Porém, por mais que até uma
certa idade a criança não tenha plena consciência de suas atitudes, esses
estímulos são compreendidos como positivos se tornam parte de seu repertório,
assim sendo a criança se torna desde cedo um mantenedor de um ciclo de
opressões. Assim como a família, a escola tem grande parte da responsabilidade
em injetar as mais diversas formas de intolerância e discriminação nas crianças
já na idade pré-escolar. Infelizmente a escola ou reforça e compactua com as
discriminações (sendo ela mesma o agente opressor), ou se isenta da
responsabilidade nos casos, sobretudo de racismo, colocando-os na categorias de
“brincadeira de criança”, “criança é assim mesmo” ou pior ainda “educação vem
de casa”.
Podemos ainda pontuar, como
visão mais ampla, a educação tendenciosa a uma hegemonia branca e a falta de
representação dos grupos minoritários no ambiente escolar. Sobre este último
ponto, gostaria de colocar uma experiência que tive recentemente ao fazer uma
pesquisa para um projeto de sinalização que, na faculdade, terei que realizar.

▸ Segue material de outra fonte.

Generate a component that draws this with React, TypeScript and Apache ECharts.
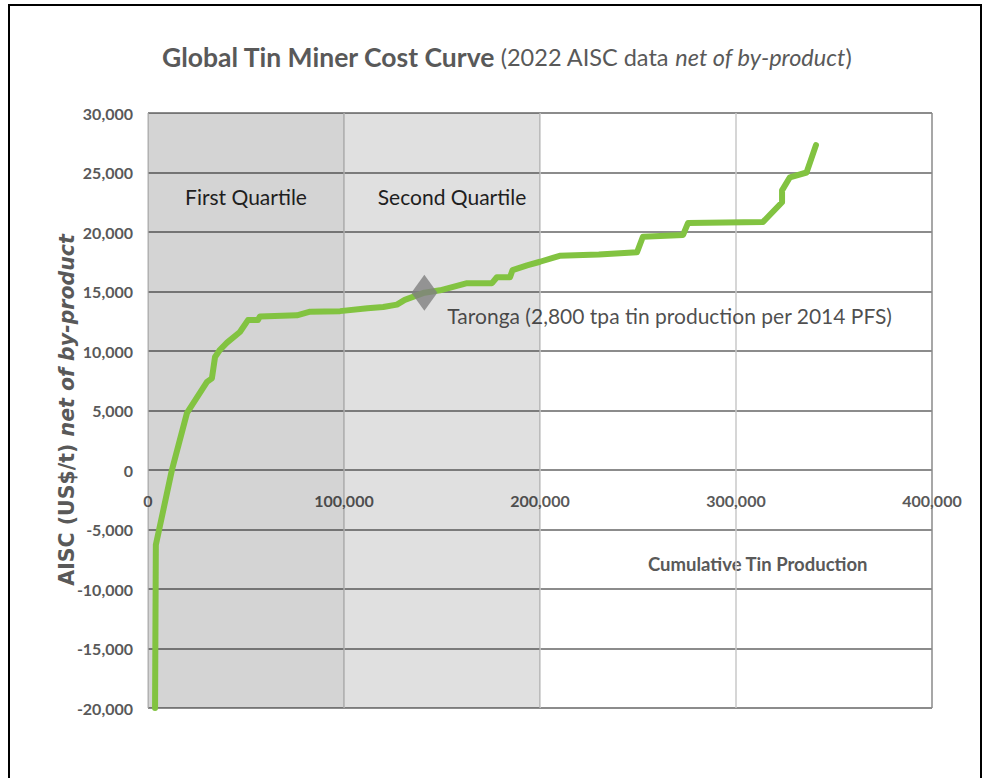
import React, { useEffect, useRef } from "react";
import * as echarts from "echarts";

// Cumulative tin production (t) along the cost curve, and AISC net of by-product (US$/t)
const cumulativeProduction = [
  3600, 4000, 12200, 19900, 30100, 32600, 34200, 36700, 40300, 46900, 51000, 56100, 57100,
  76000, 82700, 98000, 112000, 120000, 127000, 131000, 141000, 149000, 162800, 175500,
  178000, 184700, 186000, 193400, 200000, 210000, 230000, 249500, 252500, 273000, 275500,
  313800, 323500, 323500, 327500, 336000, 340800,
];
const aiscCost = [
  -20000, -6300, 0, 4800, 7400, 7700, 9500, 10100, 10700, 11600, 12600, 12600, 12900,
  13000, 13300, 13350, 13600, 13700, 13900, 14300, 14900, 15100, 15700, 15700,
  16200, 16200, 16800, 17200, 17500, 18000, 18100, 18300, 19600, 19750, 20750,
  20850, 22500, 23500, 24600, 25000, 27300,
];

// Taronga project position on the curve
const tarongaPoint = [141000, 14900];
const tarongaLabel = "Taronga (2,800 tpa tin production per 2014 PFS)";

// Quartile bands on the production axis
const quartileNames = ["First Quartile", "Second Quartile"];
const quartileBounds = [
  [0, 100000],
  [100000, 200000],
];

const yTicks = { min: -20000, max: 30000, interval: 5000 };
const xTicks = { min: 0, max: 400000, interval: 100000 };

const FONT = "Lato, 'Open Sans', sans-serif";
const WIDE = "'DejaVu Sans', Verdana, sans-serif";
const fmt = (v: number) => v.toLocaleString("en-US");

// plot box in pixels
const GRID = { left: 148, right: 53, top: 113, bottom: 70 };
const PLOT_H = 778 - GRID.top - GRID.bottom;
// distance from the bottom edge up to the zero line, so x labels sit under it
const zeroLift = (PLOT_H * (0 - yTicks.min)) / (yTicks.max - yTicks.min);

export default function App() {
  const ref = useRef<HTMLDivElement>(null);

  useEffect(() => {
    document.body.style.margin = "0";
    const chart = echarts.init(ref.current!, null, { renderer: "svg" });
    const curve = cumulativeProduction.map((x, i) => [x, aiscCost[i]]);

    chart.setOption({
      animation: false,
      backgroundColor: "#ffffff",
      title: {
        left: 157,
        top: 38,
        text: "{m|Global Tin Miner Cost Curve} {s|(2022 AISC data }{it|net of by-product}{s|)}",
        textStyle: {
          rich: {
            m: { fontFamily: FONT, fontSize: 26.5, fontWeight: "bold", color: "#595959" },
            s: { fontFamily: FONT, fontSize: 23.5, fontWeight: "normal", color: "#595959" },
            it: { fontFamily: FONT, fontSize: 23.5, fontWeight: "normal", fontStyle: "italic", color: "#595959" },
          },
        },
      },
      grid: { ...GRID, containLabel: false },
      xAxis: {
        type: "value",
        min: xTicks.min,
        max: xTicks.max,
        interval: xTicks.interval,
        axisLine: { show: false },
        axisTick: { show: false },
        axisLabel: {
          margin: 22 - zeroLift,
          verticalAlign: "top",
          color: "#595959",
          fontFamily: FONT,
          fontWeight: "bold",
          fontSize: 16,
          formatter: (v: number) => fmt(v),
        },
        splitLine: {
          show: true,
          lineStyle: {
            color: ["#c8c8c8", "#c8c8c8", "#c8c8c8", "#c8c8c8", "#8a8a8a"],
            width: 1.5,
          },
        },
      },
      yAxis: {
        type: "value",
        min: yTicks.min,
        max: yTicks.max,
        interval: yTicks.interval,
        axisLine: { show: false },
        axisTick: { show: false },
        axisLabel: {
          margin: 15,
          color: "#595959",
          fontFamily: FONT,
          fontWeight: "bold",
          fontSize: 16,
          formatter: (v: number) => fmt(v),
        },
        splitLine: { show: true, lineStyle: { color: "#8c8c8c", width: 2 } },
      },
      series: [
        {
          type: "line",
          data: curve,
          showSymbol: false,
          symbol: "none",
          lineStyle: { color: "#82c341", width: 6, join: "round", cap: "round" },
          z: 3,
          markArea: {
            silent: true,
            data: quartileBounds.map((b, i) => [
              {
                xAxis: b[0],
                yAxis: yTicks.min,
                name: quartileNames[i],
                itemStyle: { color: i === 0 ? "rgba(0,0,0,0.17)" : "rgba(0,0,0,0.12)" },
                label: {
                  show: true,
                  position: "insideTop",
                  distance: 73,
                  offset: i === 0 ? [0, 0] : [10, 0],
                  color: "#1e1e1e",
                  fontFamily: FONT,
                  fontSize: 21,
                },
              },
              { xAxis: b[1], yAxis: yTicks.max },
            ]),
          },
        },
        {
          type: "scatter",
          data: [tarongaPoint],
          symbol: "diamond",
          symbolSize: [26, 36],
          itemStyle: { color: "#7f7f7f" },
          z: 4,
          label: {
            show: true,
            formatter: tarongaLabel,
            position: [36, 41],
            align: "left",
            verticalAlign: "middle",
            color: "#1e1e1e",
            fontFamily: FONT,
            fontSize: 21,
          },
        },
      ],
      graphic: [
        {
          // vertical axis title
          type: "text",
          x: 67,
          y: 410,
          rotation: Math.PI / 2,
          style: {
            text: "{b|AISC (US$/t) }{i|net of by-product}",
            align: "center",
            verticalAlign: "middle",
            rich: {
              b: { fontFamily: WIDE, fontSize: 20.5, fontWeight: "bold", fill: "#595959" },
              i: { fontFamily: WIDE, fontSize: 20.5, fontWeight: "bold", fontStyle: "italic", fill: "#595959" },
            },
          },
        },
        {
          type: "text",
          left: 648,
          top: 554,
          style: {
            text: "Cumulative Tin Production",
            fill: "#595959",
            font: `bold 18.5px ${FONT}`,
          },
        },
        {
          type: "rect",
          shape: { x: 9, y: 5, width: 972, height: 820 },
          style: { fill: "none", stroke: "#000000", lineWidth: 2 },
          silent: true,
        },
      ],
    });

    return () => chart.dispose();
  }, []);

  return (
    <div
      ref={ref}
      style={{ position: "fixed", left: 0, top: 0, width: 985, height: 778 }}
    />
  );
}
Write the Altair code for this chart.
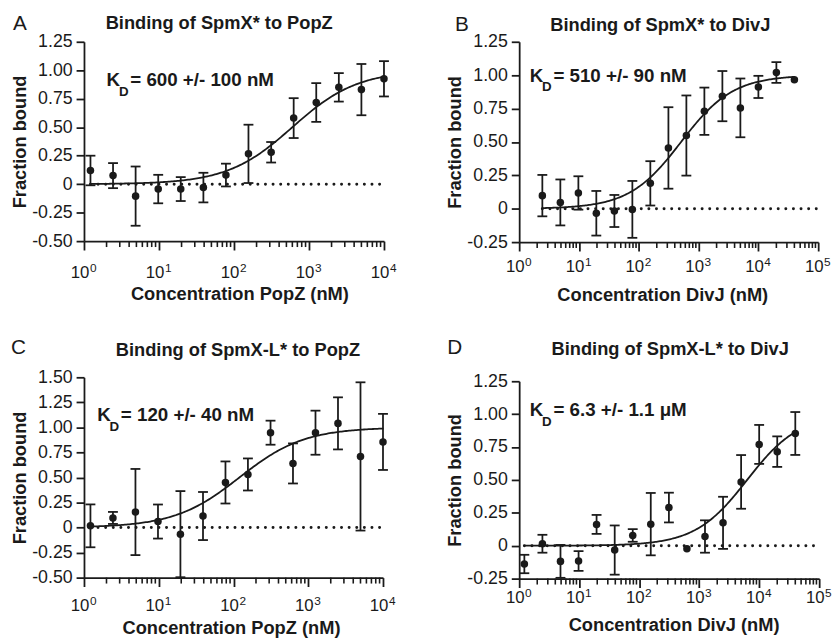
import altair as alt
import pandas as pd
import math

FONT = "Liberation Sans"
INK = "#1a1a1a"

# ---------------- data ----------------
conc_A = [1.22, 2.44, 4.88, 9.77, 19.5, 39.1, 78.1, 156, 313, 625, 1250, 2500, 5000, 10000]
frac_A = [0.12, 0.075, -0.105, -0.043, -0.043, -0.03, 0.08, 0.266, 0.28, 0.58, 0.717, 0.85, 0.83, 0.925]
err_A = [0.13, 0.11, 0.26, 0.125, 0.105, 0.13, 0.10, 0.256, 0.09, 0.175, 0.17, 0.125, 0.225, 0.155]

conc_B = [2.44, 4.88, 9.77, 19.5, 39.1, 78.1, 156, 313, 625, 1250, 2500, 5000, 10000, 20000, 40000]
frac_B = [0.098, 0.047, 0.118, -0.034, -0.017, -0.005, 0.19, 0.455, 0.548, 0.73, 0.843, 0.755, 0.912, 1.02, 0.966]
err_B = [0.155, 0.172, 0.125, 0.167, 0.12, 0.213, 0.166, 0.305, 0.30, 0.177, 0.188, 0.22, 0.083, 0.077, 0.0]

conc_C = [1.22, 2.44, 4.88, 9.77, 19.5, 39.1, 78.1, 156, 313, 625, 1250, 2500, 5000, 10000]
frac_C = [0.017, 0.096, 0.155, 0.06, -0.066, 0.115, 0.45, 0.53, 0.947, 0.64, 0.947, 1.04, 0.71, 0.855]
err_C = [0.214, 0.06, 0.43, 0.17, 0.43, 0.24, 0.21, 0.16, 0.12, 0.20, 0.22, 0.26, 0.74, 0.28]

conc_D = [1.22, 2.44, 4.88, 9.77, 19.5, 39.1, 78.1, 156, 313, 625, 1250, 2500, 5000, 10000, 20000, 40000]
frac_D = [-0.139, 0.015, -0.119, -0.116, 0.162, -0.033, 0.078, 0.164, 0.29, -0.023, 0.07, 0.174, 0.485, 0.77, 0.715, 0.853]
err_D = [0.07, 0.068, 0.125, 0.075, 0.072, 0.187, 0.048, 0.237, 0.113, 0.0, 0.123, 0.198, 0.204, 0.148, 0.116, 0.163]

# fitted dissociation constants (nM) shown in each panel
kd_values = [600, 510, 120, 6300]
kd_labels = ["= 600 +/- 100 nM", "= 510 +/- 90 nM", "= 120 +/- 40 nM", "= 6.3 +/- 1.1 \u03bcM"]
titles = ["Binding of SpmX* to PopZ", "Binding of SpmX* to DivJ",
          "Binding of SpmX-L* to PopZ", "Binding of SpmX-L* to DivJ"]
letters = ["A", "B", "C", "D"]
x_titles = ["Concentration PopZ (nM)", "Concentration DivJ (nM)",
            "Concentration PopZ (nM)", "Concentration DivJ (nM)"]

y_ticks_A = [-0.5, -0.25, 0, 0.25, 0.5, 0.75, 1.0, 1.25]
y_ticks_B = [-0.25, 0, 0.25, 0.5, 0.75, 1.0, 1.25]
y_ticks_C = [-0.5, -0.25, 0, 0.25, 0.5, 0.75, 1.0, 1.25, 1.5]
y_ticks_D = [-0.25, 0, 0.25, 0.5, 0.75, 1.0, 1.25]
x_major_4 = [1, 10, 100, 1000, 10000]
x_major_5 = [1, 10, 100, 1000, 10000, 100000]
x_exponents_4 = ["0", "1", "2", "3", "4"]
x_exponents_5 = ["0", "1", "2", "3", "4", "5"]

BOLD = 18.5
Y_LABEL_EXPR = ("datum.value == 0 ? '0' : (datum.value < 0 ? '-' + format(-datum.value, '.2f') "
                ": format(datum.value, '.2f'))")


def panel(i, conc, frac, err, xmajor, xexp, yticks, width, height,
          title_pos, letter_pos, ann_xy, xlab_base, xtitle_pos):
    xmax = xmajor[-1]
    ndec = len(xmajor) - 1
    xscale = alt.Scale(type="log", domain=[1, xmax], nice=False)
    yscale = alt.Scale(domain=[yticks[0], yticks[-1]], nice=False, zero=False)
    xaxis = alt.Axis(values=xmajor, labels=False, tickSize=9, tickWidth=1.8,
                     domainWidth=1.8, title=None, grid=False)
    yaxis = alt.Axis(values=yticks, labelExpr=Y_LABEL_EXPR, tickSize=8, tickWidth=1.8,
                     domainWidth=1.8, labelFontSize=18, labelPadding=4,
                     title="Fraction bound", titleFontSize=BOLD, titleFontWeight="bold",
                     titlePadding=2.5, grid=False)

    def X(field):
        return alt.X(field, type="quantitative", scale=xscale, axis=xaxis)

    def Y(field):
        return alt.Y(field, type="quantitative", scale=yscale, axis=yaxis)

    df = pd.DataFrame({"x": conc, "y": frac, "e": err})
    df["lo"] = df["y"] - df["e"]
    df["hi"] = df["y"] + df["e"]
    dfe = df[df["e"] > 0]
    caps = pd.concat([
        pd.DataFrame({"x": dfe["x"], "y": dfe["lo"]}),
        pd.DataFrame({"x": dfe["x"], "y": dfe["hi"]}),
    ])

    zero = alt.Chart(pd.DataFrame({"x": [conc[0]], "x2": [xmax], "y": [0.0]})).mark_rule(
        strokeDash=[0.01, 7.7], strokeCap="round", strokeWidth=3, color=INK
    ).encode(x=X("x"), x2="x2:Q", y=Y("y"))

    lo = math.log10(conc[0])
    hi = math.log10(conc[-1])
    kd = kd_values[i]
    curve = alt.Chart(alt.sequence(lo, hi + 0.01, 0.02, as_="lx")).transform_calculate(
        x="pow(10, datum.lx)"
    ).transform_calculate(
        y=f"datum.x / ({kd} + datum.x)"
    ).mark_line(strokeWidth=1.8, color=INK).encode(x=X("x"), y=Y("y"))

    bars = alt.Chart(dfe).mark_rule(strokeWidth=1.8, color=INK).encode(
        x=X("x"), y=Y("lo"), y2="hi:Q")
    capm = alt.Chart(caps).mark_tick(orient="horizontal", size=10, thickness=1.8,
                                     color=INK, opacity=1).encode(x=X("x"), y=Y("y"))
    pts = alt.Chart(df).mark_circle(size=58, color=INK, opacity=1).encode(x=X("x"), y=Y("y"))

    minor = [m * 10 ** e for e in range(ndec) for m in range(2, 10)]
    mticks = alt.Chart(pd.DataFrame({"x": minor})).mark_rule(strokeWidth=1.6, color=INK).encode(
        x=X("x"), y=alt.value(height), y2=alt.value(height + 6))

    # x tick labels: "10" with a superscript exponent
    lab_df = pd.DataFrame({"x": xmajor, "b": ["10"] * len(xmajor), "p": xexp})
    lab_base = alt.Chart(lab_df).mark_text(
        align="right", baseline="alphabetic", fontSize=17, font=FONT, color=INK, dx=5.5
    ).encode(x=X("x"), y=alt.value(height + xlab_base), text="b:N")
    lab_sup = alt.Chart(lab_df).mark_text(
        align="left", baseline="alphabetic", fontSize=12, font=FONT, color=INK, dx=6
    ).encode(x=X("x"), y=alt.value(height + xlab_base - 6), text="p:N")

    one = pd.DataFrame({"t": [letters[i]], "h": [titles[i]], "xt": [x_titles[i]]})
    letter = alt.Chart(one).mark_text(
        align="left", baseline="alphabetic", fontSize=21, font=FONT, color=INK
    ).encode(text="t:N", x=alt.value(letter_pos[0]), y=alt.value(letter_pos[1]))
    title = alt.Chart(one).mark_text(
        align="center", baseline="alphabetic", fontSize=BOLD, fontWeight="bold", font=FONT, color=INK
    ).encode(text="h:N", x=alt.value(title_pos[0]), y=alt.value(title_pos[1]))
    xtitle = alt.Chart(one).mark_text(
        align="center", baseline="alphabetic", fontSize=BOLD, fontWeight="bold", font=FONT, color=INK
    ).encode(text="xt:N", x=alt.value(width / 2 + xtitle_pos[0]),
             y=alt.value(height + xtitle_pos[1]))

    ann_df = pd.DataFrame({"x": [ann_xy[0]], "y": [ann_xy[1]], "k": ["K"], "d": ["D"],
                           "r": [kd_labels[i]]})
    base = alt.Chart(ann_df)
    kt = base.mark_text(align="left", baseline="alphabetic", fontSize=19, fontWeight="bold",
                        font=FONT, color=INK).encode(x=X("x"), y=Y("y"), text="k:N")
    dt = base.mark_text(align="left", baseline="alphabetic", fontSize=13.5, fontWeight="bold",
                        font=FONT, color=INK, dx=12.5, dy=10).encode(x=X("x"), y=Y("y"), text="d:N")
    rt = base.mark_text(align="left", baseline="alphabetic", fontSize=19, fontWeight="bold",
                        font=FONT, color=INK, dx=24).encode(x=X("x"), y=Y("y"), text="r:N")

    return alt.layer(zero, curve, bars, capm, pts, mticks, lab_base, lab_sup,
                     letter, title, xtitle, kt, dt, rt).properties(width=width, height=height)


pA = panel(0, conc_A, frac_A, err_A, x_major_4, x_exponents_4, y_ticks_A, 304, 202,
           (137, -13), (-72, -12), (2.0, 0.862), 37, (6, 60))
pB = panel(1, conc_B, frac_B, err_B, x_major_5, x_exponents_5, y_ticks_B, 303, 203,
           (143, -11), (-65, -11), (1.5, 0.952), 30, (-6, 60))
pC = panel(2, conc_C, frac_C, err_C, x_major_4, x_exponents_4, y_ticks_C, 303, 203,
           (156, -22), (-74, -24), (1.5, 1.063), 34, (-2, 57))
pD = panel(3, conc_D, frac_D, err_D, x_major_5, x_exponents_5, y_ticks_D, 304, 200,
           (153, -27), (-73, -28), (1.5, 0.987), 25, (5, 53))

chart = alt.concat(pA, pB, pC, pD, columns=2, align="none",
                   spacing={"row": 32, "column": 49}).properties(
    padding={"left": 2, "top": 1, "right": 0, "bottom": 0}
).configure_view(stroke=None).configure_axis(
    labelFont=FONT, titleFont=FONT, labelColor=INK, titleColor=INK,
    domainColor=INK, tickColor=INK
)

chart.save("out.html", embed_options={"renderer": "svg", "actions": False})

Observando as fotos da sinalização típica feita de EVA das creches, pude
perceber que na maioria das vezes em que um ser humano era representado (como
na indicação de banheiros) era utilizado cores referenciadas como “bege”,
“pele” e similares para a cor da pele e a cor amarela e preta para os cabelos
(sempre lisos, é claro). A consequência disso é a pior possível no processo de
identificação da criança negra, sua mínima representação, sua inferiorização e
em contrapartida um aumento do sentimento de superioridade da criança branca.
“As idiossincrasias estarão
determinando as diferenças pessoais, pois esse processo não é simplesmente
ensinado: a criança mostra-se como um parceiro ativo, podendo procurar novas
informações em outros lugares. Deste modo, as atitudes e os comportamentos
sociais não serão obrigatoriamente cópias fiéis das atitudes e dos
comportamentos de seus mediadores” (CAVALLEIRO, 2005)
Para concluir, apesar da maior
parte da responsabilidade pelo desenvolvimento social da criança ser de
responsabilidade dos pais e da escola a criança é fruto do que esses dois
agentes mais a sociedade constroem conjuntamente. Falar do racismo praticado
por crianças é falar do racismo praticado por adultos. É falar do racismo da
sociedade apenas agindo de maneiras diferentes.
Referências: CAVALLEIRO, Eliane. Do silêncio do lar ao
silêncio escolar: Racismo, preconceito e discriminação na educação infantil.
São Paulo: Contexto, 2005.
UNICEF. O impacto do racismo na infância.
Imprensa Oficial. Psique e negritude.